I wrote a lot of poetry at this time, performed a lot of it until the well ran dry. I’m happy I had it for a time and look forward to its return. Another chance remark from someone asking if I wrote songs as well percolated in my brain for a year or two until last spring half a dozen songs fell out. But what was I to do with them – they don’t read like poems and I can’t sing or play them, other than the in the safety of my own living room. So I picked up the guitar with earnest, learnt to finger pick over the summer and actually, finally, bought my own guitar.
How many hurdles had I crossed to have the stuttering confidence to walk into a guitar shop – a guitar shop! With real musicians playing real music! What the hell did I think I was doing? One corner of the store was a sea of acoustic guitars and we must have played every single one of them. Of course the guitar I fell in love with didn’t tick any of my pre-conceived boxes – it’s fully acoustic, doesn’t have a cut-away so I can’t reach anything below the twelfth fret and it was £150 or so below budget.
So fast forward to now, three weeks ago to be precise when I saw my friend Joey had a banjo. “I just play for myself”, he said, “I don’t care how I sound”. A few days later I heard him play and he could play. He showed me ‘clawhammer’ style – “strike, strum, thumb!” and a blue-grass finger picking roll. As I was leaving he lent me his banjo and urged me to search YouTube for Patrick Costello to learn how to play. I didn’t really understand why as I thought it was just a matter of learning some new chord shapes and getting some speedy finger picking practice in. How wrong could I be, the banjo is a craft all of it’s own, with percussion, chords and melody all in one.
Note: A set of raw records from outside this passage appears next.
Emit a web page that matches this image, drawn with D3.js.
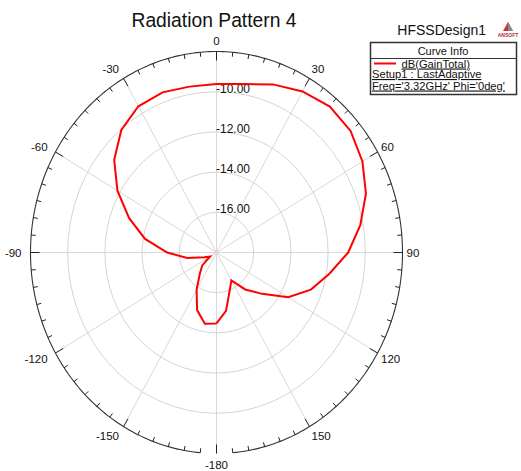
<!DOCTYPE html>
<html>
<head>
<meta charset="utf-8">
<script src="https://cdn.jsdelivr.net/npm/d3@7"></script>
<style>
  html, body { margin: 0; padding: 0; background: #fff; }
  svg { display: block; font-family: "Liberation Sans", Arial, sans-serif; }
</style>
</head>
<body>
<svg id="chart" width="521" height="471"></svg>
<script>
// ---- data ----
const thetaDeg = [-180,-170,-160,-150,-140,-130,-120,-110,-100,-90,-80,-70,-60,-50,-40,-30,-20,-10,
                  0,10,20,30,40,50,60,70,80,90,100,110,120,130,140,150,160,170,180];
const gainDb = [-14.47,-14.40,-14.95,-15.86,-16.60,-17.00,-17.60,-17.30,-16.40,-15.35,-14.10,-13.00,-11.85,-10.82,-10.04,-9.60,-9.52,-9.62,
                -9.62,-9.49,-9.10,-8.75,-8.52,-8.59,-8.94,-9.45,-10.15,-10.92,-11.85,-12.60,-13.55,-14.80,-15.60,-16.40,-15.95,-15.05,-14.47];
const ringValues = [-16, -14, -12, -10];
const ringLabels = ["-16.00", "-14.00", "-12.00", "-10.00"];
const spokeAngles = [0,30,60,90,120,150,180,-150,-120,-90,-60,-30];
const angleTickLabels = ["0","30","60","90","120","150","-180","-150","-120","-90","-60","-30"];
const legendLines = ["dB(GainTotal)", "Setup1 : LastAdaptive", "Freq='3.32GHz' Phi='0deg'"];

// ---- layout ----
const cx = 216.5, cy = 252.5, rx = 186, ry = 201;
const svg = d3.select("#chart");

const rScale = d3.scaleLinear().domain([-18, -8]).range([0, 1]).clamp(true);
const aScale = d3.scaleLinear().domain([-180, 180]).range([-Math.PI, Math.PI]);
const px = (deg, f) => cx + rx * f * Math.sin(aScale(deg));
const py = (deg, f) => cy - ry * f * Math.cos(aScale(deg));

// grid rings
svg.append("g").selectAll("ellipse").data(ringValues).join("ellipse")
  .attr("cx", cx).attr("cy", cy)
  .attr("rx", d => rx * rScale(d)).attr("ry", d => ry * rScale(d))
  .attr("fill", "none").attr("stroke", "#d4d4d4").attr("stroke-width", 1);

// spokes
svg.append("g").selectAll("line").data(spokeAngles).join("line")
  .attr("x1", cx).attr("y1", cy)
  .attr("x2", d => px(d, 1)).attr("y2", d => py(d, 1))
  .attr("stroke", "#d8d8d8").attr("stroke-width", 1);

// outer boundary (gap around 180)
const outerLine = d3.line().x(d => px(d, 1)).y(d => py(d, 1));
svg.append("path").datum(d3.range(-175, 175.01, 1))
  .attr("d", outerLine).attr("fill", "none").attr("stroke", "#333").attr("stroke-width", 1.1);

// ticks every 5 degrees
const tickAngles = d3.range(-175, 180.01, 5);
svg.append("g").selectAll("line").data(tickAngles).join("line")
  .attr("x1", d => px(d, 1)).attr("y1", d => py(d, 1))
  .attr("x2", d => { const L = (d % 30 === 0) ? 9 : 4.5; return cx + (rx - L) * Math.sin(aScale(d)); })
  .attr("y2", d => { const L = (d % 30 === 0) ? 9 : 4.5; return cy - (ry - L) * Math.cos(aScale(d)); })
  .attr("stroke", "#222").attr("stroke-width", 1);

// angle labels
svg.append("g").selectAll("text").data(spokeAngles).join("text")
  .attr("x", d => {
    const s = Math.sin(aScale(d));
    if (Math.abs(s) < 1e-6) return cx;
    return s > 0 ? cx + 190 * s : cx + 195 * s;
  })
  .attr("y", d => cy - 212 * Math.cos(aScale(d)))
  .attr("dy", "0.36em")
  .attr("text-anchor", d => {
    const s = Math.sin(aScale(d));
    if (Math.abs(s) < 1e-6) return "middle";
    return s > 0 ? "start" : "end";
  })
  .attr("font-size", 11.5).attr("fill", "#111")
  .text((d, i) => angleTickLabels[i]);

// ring labels
svg.append("g").selectAll("text").data(ringValues).join("text")
  .attr("x", cx - 0.5)
  .attr("y", d => cy - ry * rScale(d) + 1)
  .attr("font-size", 12).attr("fill", "#111")
  .text((d, i) => ringLabels[i]);

// curve
const data = thetaDeg.map((t, i) => ({ t, g: gainDb[i] }));
const curve = d3.line().x(d => px(d.t, rScale(d.g))).y(d => py(d.t, rScale(d.g)));
svg.append("path").datum(data).attr("d", curve)
  .attr("fill", "none").attr("stroke", "#ff0000").attr("stroke-width", 2)
  .attr("stroke-linejoin", "miter");

// title
svg.append("text").attr("x", 214).attr("y", 27).attr("text-anchor", "middle")
  .attr("font-size", 19.3).attr("fill", "#111").text("Radiation Pattern 4");

// design name
svg.append("text").attr("x", 441.7).attr("y", 35).attr("text-anchor", "middle")
  .attr("font-size", 14).attr("fill", "#111").text("HFSSDesign1");

// ANSOFT logo
const logo = svg.append("g");
logo.append("polygon").attr("points", "508,22 503,31 513,31").attr("fill", "#c8323c");
logo.append("polygon").attr("points", "508,22 508,31 513,31").attr("fill", "#8a8a8a");
logo.append("text").attr("x", 508).attr("y", 36.5).attr("text-anchor", "middle")
  .attr("font-size", 5).attr("font-weight", "bold").attr("fill", "#b03038").text("ANSOFT");

// legend box
const lg = svg.append("g");
lg.append("rect").attr("x", 370.5).attr("y", 42.5).attr("width", 146).attr("height", 52)
  .attr("fill", "#fff").attr("stroke", "#333").attr("stroke-width", 1.5);
lg.append("line").attr("x1", 370.5).attr("x2", 516.5).attr("y1", 58.5).attr("y2", 58.5)
  .attr("stroke", "#333").attr("stroke-width", 1);
lg.append("text").attr("x", 443).attr("y", 55).attr("text-anchor", "middle")
  .attr("font-size", 11).attr("fill", "#111").text("Curve Info");
lg.append("line").attr("x1", 374).attr("x2", 396).attr("y1", 63.5).attr("y2", 63.5)
  .attr("stroke", "#ff0000").attr("stroke-width", 2);
const lx = [401.5, 372, 372], ly = [67.5, 78, 89.5];
lg.selectAll("text.l").data(legendLines).join("text").attr("class", "l")
  .attr("x", (d, i) => lx[i]).attr("y", (d, i) => ly[i])
  .attr("font-size", 11.2).attr("fill", "#111")
  .attr("text-decoration", "underline")
  .text(d => d);
</script>
</body>
</html>
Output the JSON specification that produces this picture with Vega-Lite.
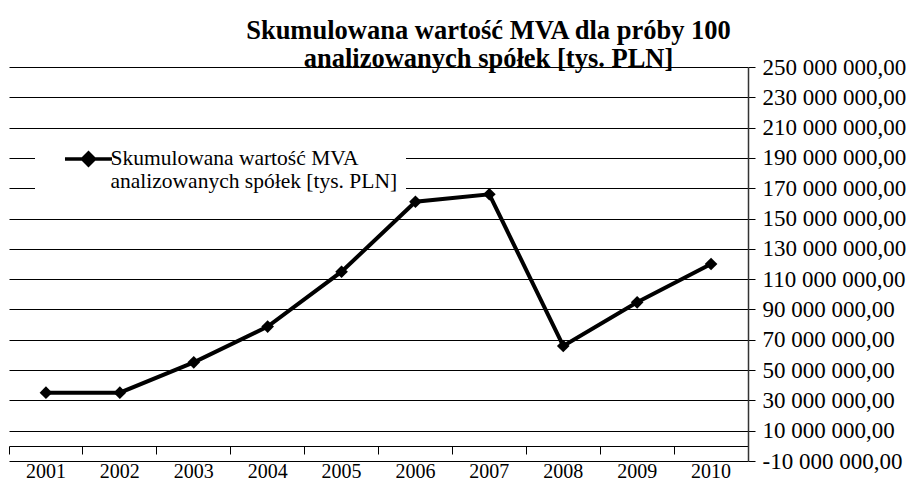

Patrick urges us to play, and better than to play is to share and show someone else how to play, to go out in the world and make music. He tells us that anyone can sing, anyone can play.
I made a couple of short videos of me playing the banjo after one week and after three weeks, just something to remember how it was when I started and hopefully see the improvement in the coming weeks and to spread the word and work and boundless enthusiasm of Patrick Costello. I didn’t make a video after week two – I was too self-conscious to record it with anyone else in the house. But then I made this, I’m not sure why. I can see all the flaws in it but in the words of Johnny Cash in his version of the Streets of Laredo I’ll “not mention his name and his name will pass on”.
I missed a week, but the extra week’s practice was worth it.